*Set problem*. The lines from the top of the material below through the line containing "(a3s) -- (a3e);" are to be printed exactly, with pictures omitted.

━━━━━━━━━━━━━━━━━━━━━━━━━━━━━━

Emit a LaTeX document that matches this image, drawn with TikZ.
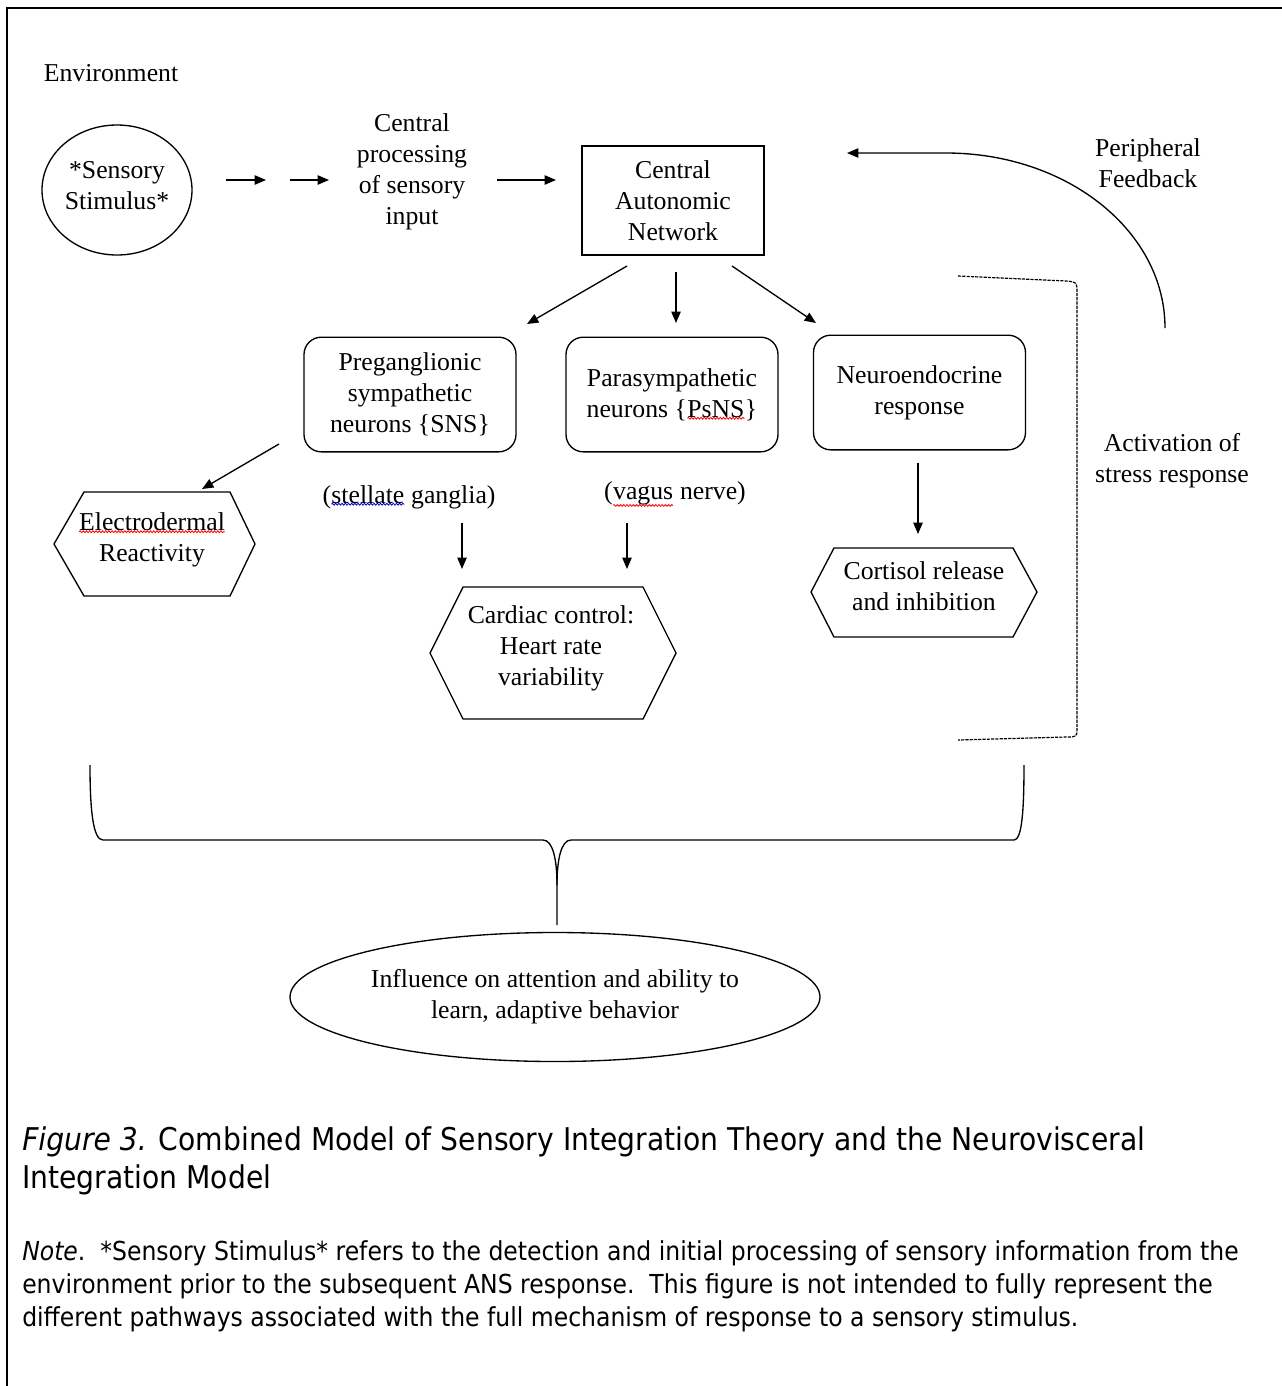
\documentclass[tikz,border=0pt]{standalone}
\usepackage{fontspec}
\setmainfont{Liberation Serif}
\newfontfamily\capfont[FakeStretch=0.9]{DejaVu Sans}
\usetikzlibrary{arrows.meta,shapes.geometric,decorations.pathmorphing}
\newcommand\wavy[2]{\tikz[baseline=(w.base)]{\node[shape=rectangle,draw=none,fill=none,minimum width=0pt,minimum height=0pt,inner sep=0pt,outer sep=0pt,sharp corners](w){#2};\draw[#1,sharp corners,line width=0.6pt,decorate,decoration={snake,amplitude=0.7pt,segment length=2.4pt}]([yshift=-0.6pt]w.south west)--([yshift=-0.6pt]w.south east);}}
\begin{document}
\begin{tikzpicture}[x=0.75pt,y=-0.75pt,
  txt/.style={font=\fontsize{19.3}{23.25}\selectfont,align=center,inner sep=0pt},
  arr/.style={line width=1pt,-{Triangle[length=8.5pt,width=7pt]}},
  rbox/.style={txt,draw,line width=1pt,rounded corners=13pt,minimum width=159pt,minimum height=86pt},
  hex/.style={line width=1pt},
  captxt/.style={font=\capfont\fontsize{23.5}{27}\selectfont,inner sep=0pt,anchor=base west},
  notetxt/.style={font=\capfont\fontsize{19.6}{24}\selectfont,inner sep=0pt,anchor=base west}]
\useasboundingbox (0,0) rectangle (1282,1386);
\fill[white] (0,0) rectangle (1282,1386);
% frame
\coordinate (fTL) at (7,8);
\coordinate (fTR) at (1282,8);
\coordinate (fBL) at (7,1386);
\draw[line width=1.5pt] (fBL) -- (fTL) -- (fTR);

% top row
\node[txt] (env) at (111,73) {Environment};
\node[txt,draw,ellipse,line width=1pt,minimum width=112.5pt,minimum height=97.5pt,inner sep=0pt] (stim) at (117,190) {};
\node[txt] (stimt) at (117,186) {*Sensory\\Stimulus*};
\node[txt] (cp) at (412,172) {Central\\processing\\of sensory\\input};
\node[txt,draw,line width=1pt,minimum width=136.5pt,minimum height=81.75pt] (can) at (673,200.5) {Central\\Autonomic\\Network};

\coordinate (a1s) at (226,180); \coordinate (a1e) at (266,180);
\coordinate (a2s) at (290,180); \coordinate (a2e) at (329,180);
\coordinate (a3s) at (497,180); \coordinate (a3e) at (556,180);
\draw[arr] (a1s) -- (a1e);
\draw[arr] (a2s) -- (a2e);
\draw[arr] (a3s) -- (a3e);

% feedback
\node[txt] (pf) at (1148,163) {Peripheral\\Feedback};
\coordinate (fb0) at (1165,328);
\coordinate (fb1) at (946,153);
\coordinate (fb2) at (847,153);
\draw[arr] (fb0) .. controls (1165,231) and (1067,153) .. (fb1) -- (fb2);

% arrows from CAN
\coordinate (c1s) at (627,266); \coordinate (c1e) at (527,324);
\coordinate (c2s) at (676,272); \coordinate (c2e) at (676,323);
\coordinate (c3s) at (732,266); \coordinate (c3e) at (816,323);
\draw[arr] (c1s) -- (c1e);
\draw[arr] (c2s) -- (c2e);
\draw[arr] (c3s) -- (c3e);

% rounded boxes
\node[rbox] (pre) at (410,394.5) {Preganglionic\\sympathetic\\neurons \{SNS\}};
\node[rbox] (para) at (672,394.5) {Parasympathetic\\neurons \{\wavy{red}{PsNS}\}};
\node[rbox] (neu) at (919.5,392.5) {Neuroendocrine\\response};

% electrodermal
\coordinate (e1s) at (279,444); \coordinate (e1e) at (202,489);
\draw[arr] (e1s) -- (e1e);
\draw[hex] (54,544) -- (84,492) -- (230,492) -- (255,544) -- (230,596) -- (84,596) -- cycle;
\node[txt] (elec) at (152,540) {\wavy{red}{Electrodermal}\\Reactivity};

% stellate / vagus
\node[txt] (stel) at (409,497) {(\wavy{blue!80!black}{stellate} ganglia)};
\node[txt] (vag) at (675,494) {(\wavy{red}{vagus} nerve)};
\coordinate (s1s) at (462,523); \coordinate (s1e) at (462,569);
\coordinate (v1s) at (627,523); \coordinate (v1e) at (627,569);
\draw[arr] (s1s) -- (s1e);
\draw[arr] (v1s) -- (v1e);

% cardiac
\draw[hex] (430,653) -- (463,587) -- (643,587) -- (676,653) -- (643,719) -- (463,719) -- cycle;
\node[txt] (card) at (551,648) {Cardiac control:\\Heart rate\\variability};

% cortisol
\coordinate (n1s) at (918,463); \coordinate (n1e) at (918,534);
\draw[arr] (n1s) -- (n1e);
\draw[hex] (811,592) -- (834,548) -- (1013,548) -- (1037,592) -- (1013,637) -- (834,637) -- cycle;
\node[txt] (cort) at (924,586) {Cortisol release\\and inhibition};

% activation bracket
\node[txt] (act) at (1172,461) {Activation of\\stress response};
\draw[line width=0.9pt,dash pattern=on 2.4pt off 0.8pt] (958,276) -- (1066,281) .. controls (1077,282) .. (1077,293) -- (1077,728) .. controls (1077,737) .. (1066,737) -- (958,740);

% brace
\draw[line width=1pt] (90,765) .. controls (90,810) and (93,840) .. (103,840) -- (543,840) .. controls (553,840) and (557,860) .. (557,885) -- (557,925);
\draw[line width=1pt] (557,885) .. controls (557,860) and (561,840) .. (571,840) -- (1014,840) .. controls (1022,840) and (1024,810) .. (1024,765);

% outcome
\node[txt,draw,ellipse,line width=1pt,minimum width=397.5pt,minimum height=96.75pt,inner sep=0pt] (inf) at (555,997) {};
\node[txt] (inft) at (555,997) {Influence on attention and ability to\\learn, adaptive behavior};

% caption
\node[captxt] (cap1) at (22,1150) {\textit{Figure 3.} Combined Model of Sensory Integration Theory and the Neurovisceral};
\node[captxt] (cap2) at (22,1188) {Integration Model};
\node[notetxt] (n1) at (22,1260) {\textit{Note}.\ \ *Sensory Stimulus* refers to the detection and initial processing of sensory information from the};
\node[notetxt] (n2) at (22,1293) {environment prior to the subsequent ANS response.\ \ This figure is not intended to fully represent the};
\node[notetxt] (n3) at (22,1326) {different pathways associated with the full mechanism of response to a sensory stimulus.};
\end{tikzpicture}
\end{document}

━━━━━━━━━━━━━━━━━━━━━━━━━━━━━━

*Answer to this problem*.
Emit a LaTeX document that matches this image, drawn with TikZ.
\documentclass[tikz,border=0pt]{standalone}
\usepackage{fontspec}
\setmainfont{Liberation Serif}
\newfontfamily\capfont[FakeStretch=0.9]{DejaVu Sans}
\usetikzlibrary{arrows.meta,shapes.geometric,decorations.pathmorphing}
\newcommand\wavy[2]{\tikz[baseline=(w.base)]{\node[shape=rectangle,draw=none,fill=none,minimum width=0pt,minimum height=0pt,inner sep=0pt,outer sep=0pt,sharp corners](w){#2};\draw[#1,sharp corners,line width=0.6pt,decorate,decoration={snake,amplitude=0.7pt,segment length=2.4pt}]([yshift=-0.6pt]w.south west)--([yshift=-0.6pt]w.south east);}}
\begin{document}
\begin{tikzpicture}[x=0.75pt,y=-0.75pt,
  txt/.style={font=\fontsize{19.3}{23.25}\selectfont,align=center,inner sep=0pt},
  arr/.style={line width=1pt,-{Triangle[length=8.5pt,width=7pt]}},
  rbox/.style={txt,draw,line width=1pt,rounded corners=13pt,minimum width=159pt,minimum height=86pt},
  hex/.style={line width=1pt},
  captxt/.style={font=\capfont\fontsize{23.5}{27}\selectfont,inner sep=0pt,anchor=base west},
  notetxt/.style={font=\capfont\fontsize{19.6}{24}\selectfont,inner sep=0pt,anchor=base west}]
\useasboundingbox (0,0) rectangle (1282,1386);
\fill[white] (0,0) rectangle (1282,1386);
% frame
\coordinate (fTL) at (7,8);
\coordinate (fTR) at (1282,8);
\coordinate (fBL) at (7,1386);
\draw[line width=1.5pt] (fBL) -- (fTL) -- (fTR);

% top row
\node[txt] (env) at (111,73) {Environment};
\node[txt,draw,ellipse,line width=1pt,minimum width=112.5pt,minimum height=97.5pt,inner sep=0pt] (stim) at (117,190) {};
\node[txt] (stimt) at (117,186) {*Sensory\\Stimulus*};
\node[txt] (cp) at (412,172) {Central\\processing\\of sensory\\input};
\node[txt,draw,line width=1pt,minimum width=136.5pt,minimum height=81.75pt] (can) at (673,200.5) {Central\\Autonomic\\Network};

\coordinate (a1s) at (226,180); \coordinate (a1e) at (266,180);
\coordinate (a2s) at (290,180); \coordinate (a2e) at (329,180);
\coordinate (a3s) at (497,180); \coordinate (a3e) at (556,180);
\draw[arr] (a1s) -- (a1e);
\draw[arr] (a2s) -- (a2e);
\draw[arr] (a3s) -- (a3e);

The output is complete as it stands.